**PROBLEM TO SOLVE:** Your job is to retype all of the data word for word, leaving every image out.

#### COLLECTED DATA ####

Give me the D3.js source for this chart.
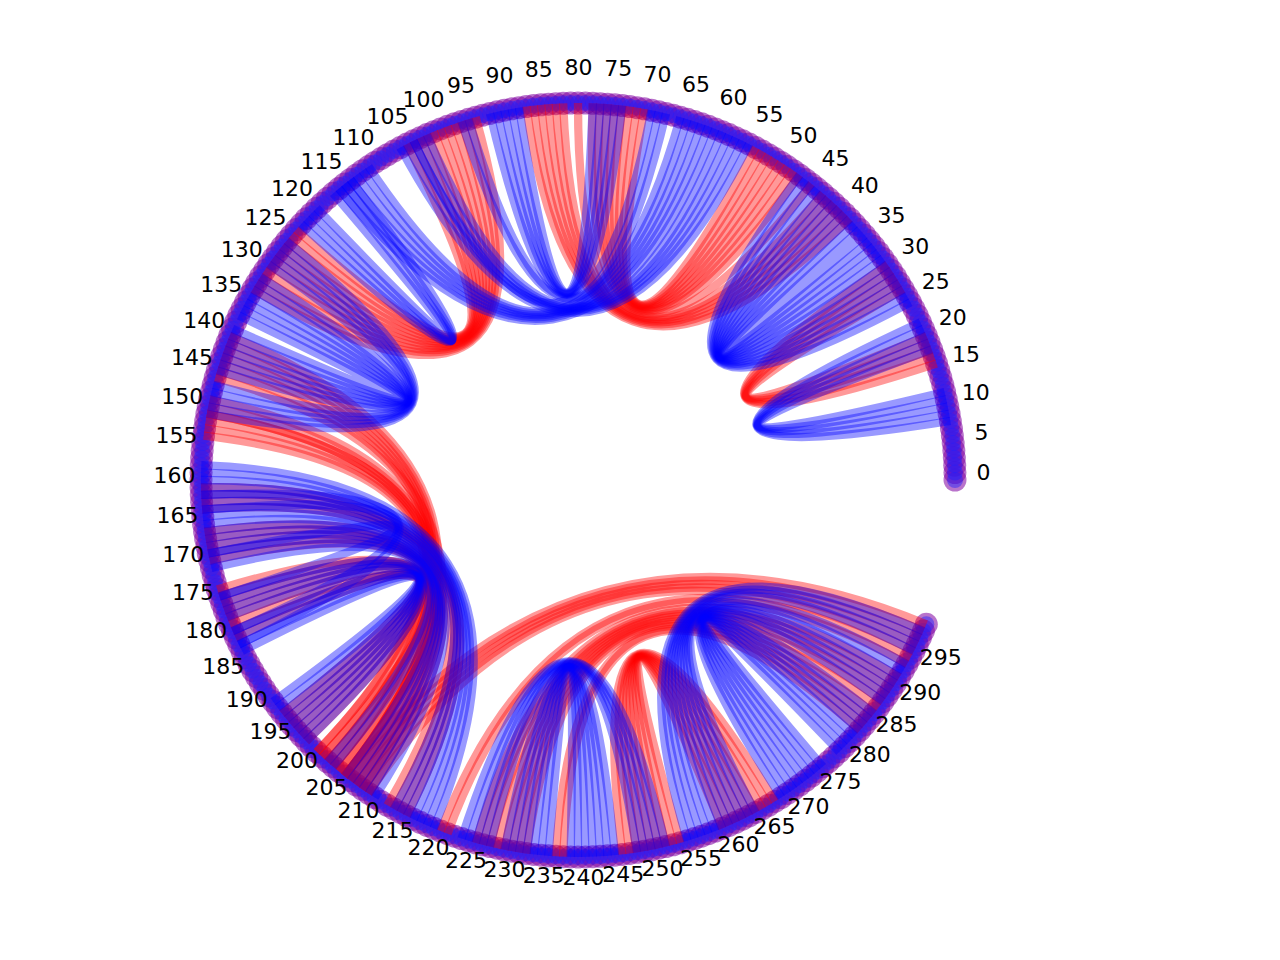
<!DOCTYPE html>
<html><head><meta charset="utf-8">
<script src="https://cdn.jsdelivr.net/npm/d3@7"></script>
<style>html,body{margin:0;background:#fff}svg{display:block}text{font-family:"DejaVu Sans";font-size:22px;fill:#000}</style>
</head><body><svg id="c" width="1280" height="960"></svg>
<script>
const nodeCount = 301;
const tickStep = 5;
// stems: [a, b, n] means pairs (a+k, b-k) for k = 0..n-1
const redStems = [
 [16,31,5],[48,78,8],[39,87,6],[46,80,1],
 [94,133,10],[104,123,1],[140,206,6],
 [146,209,1],[149,208,3],[151,206,1],[152,204,2],[154,201,1],
 [161,216,4],[167,210,5],
 [175,205,1],[176,199,4],[180,202,1],[181,195,2],
 [206,300,5],[221,295,2],[226,292,8],[237,284,2],
 [246,268,9]
];
const blueStems = [
 [8,22,5],[25,48,12],
 [74,92,5],[56,105,5],[61,115,6],[68,96,2],[70,103,1],
 [113,122,4],[125,151,5],[131,145,3],[134,142,4],
 [158,220,7],[165,211,6],[171,204,2],[170,176,1],[164,181,1],[162,183,1],[176,199,4],[181,195,4],
 [224,252,5],[230,245,7],
 [255,299,4],[259,294,7],[269,286,8]
];
const svg = d3.select("#c");
const theta = d3.scaleLinear().domain([0,320]).range([0,2*Math.PI]);
const rad = d3.scaleLinear().domain([0,1]).range([0,377]);
const cx=578, cy=480;
const px = (i,r=1)=>cx+rad(r)*Math.cos(theta(i));
const py = (i,r=1)=>cy-rad(r)*Math.sin(theta(i));
const expand = s => s.flatMap(([a,b,n])=>d3.range(n).map(k=>[a+k,b-k]));
const link = ([a,b])=>{const p=d3.path();p.moveTo(px(a),py(a));p.quadraticCurveTo(cx,cy,px(b),py(b));return p.toString();};
const nodes = d3.range(nodeCount);
svg.append("g").selectAll("circle").data(nodes).join("circle")
 .attr("cx",d=>px(d)).attr("cy",d=>py(d)).attr("r",11.5).attr("fill","#8000a0").attr("opacity",0.55);
svg.append("g").selectAll("circle").data(nodes).join("circle")
 .attr("cx",d=>px(d)).attr("cy",d=>py(d)).attr("r",8).attr("fill","#2020ff").attr("opacity",0.45);
[[redStems,"#ff0000"],[blueStems,"#0000ff"]].forEach(([s,c])=>{
 svg.append("g").selectAll("path").data(expand(s)).join("path")
  .attr("d",link).attr("fill","none").attr("stroke",c).attr("stroke-width",8.3).attr("stroke-opacity",0.4);
});
const ticks = d3.range(0,nodeCount-1,tickStep);
const labelDx = d => d>=190 ? 5.5 : d>160 ? 2.5 : d>140 ? 1.5 : 0.5;
const labelDy = d => d>=240 ? -8-5*(d-240)/55 : -8+3.5*Math.max(0,-Math.cos(theta(d)));
svg.append("g").selectAll("text").data(ticks).join("text")
 .attr("x",d=>px(d,405/377)+labelDx(d)).attr("y",d=>py(d,405/377)+labelDy(d))
 .attr("text-anchor","middle").attr("dominant-baseline","central").text(d=>d);
</script></body></html>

####

**COMPLETED TASK:**
Give me the D3.js source for this chart.
<!DOCTYPE html>
<html><head><meta charset="utf-8">
<script src="https://cdn.jsdelivr.net/npm/d3@7"></script>
<style>html,body{margin:0;background:#fff}svg{display:block}text{font-family:"DejaVu Sans";font-size:22px;fill:#000}</style>
</head><body><svg id="c" width="1280" height="960"></svg>
<script>
const nodeCount = 301;
const tickStep = 5;
// stems: [a, b, n] means pairs (a+k, b-k) for k = 0..n-1
const redStems = [
 [16,31,5],[48,78,8],[39,87,6],[46,80,1],
 [94,133,10],[104,123,1],[140,206,6],
 [146,209,1],[149,208,3],[151,206,1],[152,204,2],[154,201,1],
 [161,216,4],[167,210,5],
 [175,205,1],[176,199,4],[180,202,1],[181,195,2],
 [206,300,5],[221,295,2],[226,292,8],[237,284,2],
 [246,268,9]
];
const blueStems = [
 [8,22,5],[25,48,12],
 [74,92,5],[56,105,5],[61,115,6],[68,96,2],[70,103,1],
 [113,122,4],[125,151,5],[131,145,3],[134,142,4],
 [158,220,7],[165,211,6],[171,204,2],[170,176,1],[164,181,1],[162,183,1],[176,199,4],[181,195,4],
 [224,252,5],[230,245,7],
 [255,299,4],[259,294,7],[269,286,8]
];
const svg = d3.select("#c");
const theta = d3.scaleLinear().domain([0,320]).range([0,2*Math.PI]);
const rad = d3.scaleLinear().domain([0,1]).range([0,377]);
const cx=578, cy=480;
const px = (i,r=1)=>cx+rad(r)*Math.cos(theta(i));
const py = (i,r=1)=>cy-rad(r)*Math.sin(theta(i));
const expand = s => s.flatMap(([a,b,n])=>d3.range(n).map(k=>[a+k,b-k]));
const link = ([a,b])=>{const p=d3.path();p.moveTo(px(a),py(a));p.quadraticCurveTo(cx,cy,px(b),py(b));return p.toString();};
const nodes = d3.range(nodeCount);
svg.append("g").selectAll("circle").data(nodes).join("circle")
 .attr("cx",d=>px(d)).attr("cy",d=>py(d)).attr("r",11.5).attr("fill","#8000a0").attr("opacity",0.55);
svg.append("g").selectAll("circle").data(nodes).join("circle")
 .attr("cx",d=>px(d)).attr("cy",d=>py(d)).attr("r",8).attr("fill","#2020ff").attr("opacity",0.45);
[[redStems,"#ff0000"],[blueStems,"#0000ff"]].forEach(([s,c])=>{
 svg.append("g").selectAll("path").data(expand(s)).join("path")
  .attr("d",link).attr("fill","none").attr("stroke",c).attr("stroke-width",8.3).attr("stroke-opacity",0.4);
});
const ticks = d3.range(0,nodeCount-1,tickStep);
const labelDx = d => d>=190 ? 5.5 : d>160 ? 2.5 : d>140 ? 1.5 : 0.5;
const labelDy = d => d>=240 ? -8-5*(d-240)/55 : -8+3.5*Math.max(0,-Math.cos(theta(d)));
svg.append("g").selectAll("text").data(ticks).join("text")
 .attr("x",d=>px(d,405/377)+labelDx(d)).attr("y",d=>py(d,405/377)+labelDy(d))
 .attr("text-anchor","middle").attr("dominant-baseline","central").text(d=>d);
</script></body></html>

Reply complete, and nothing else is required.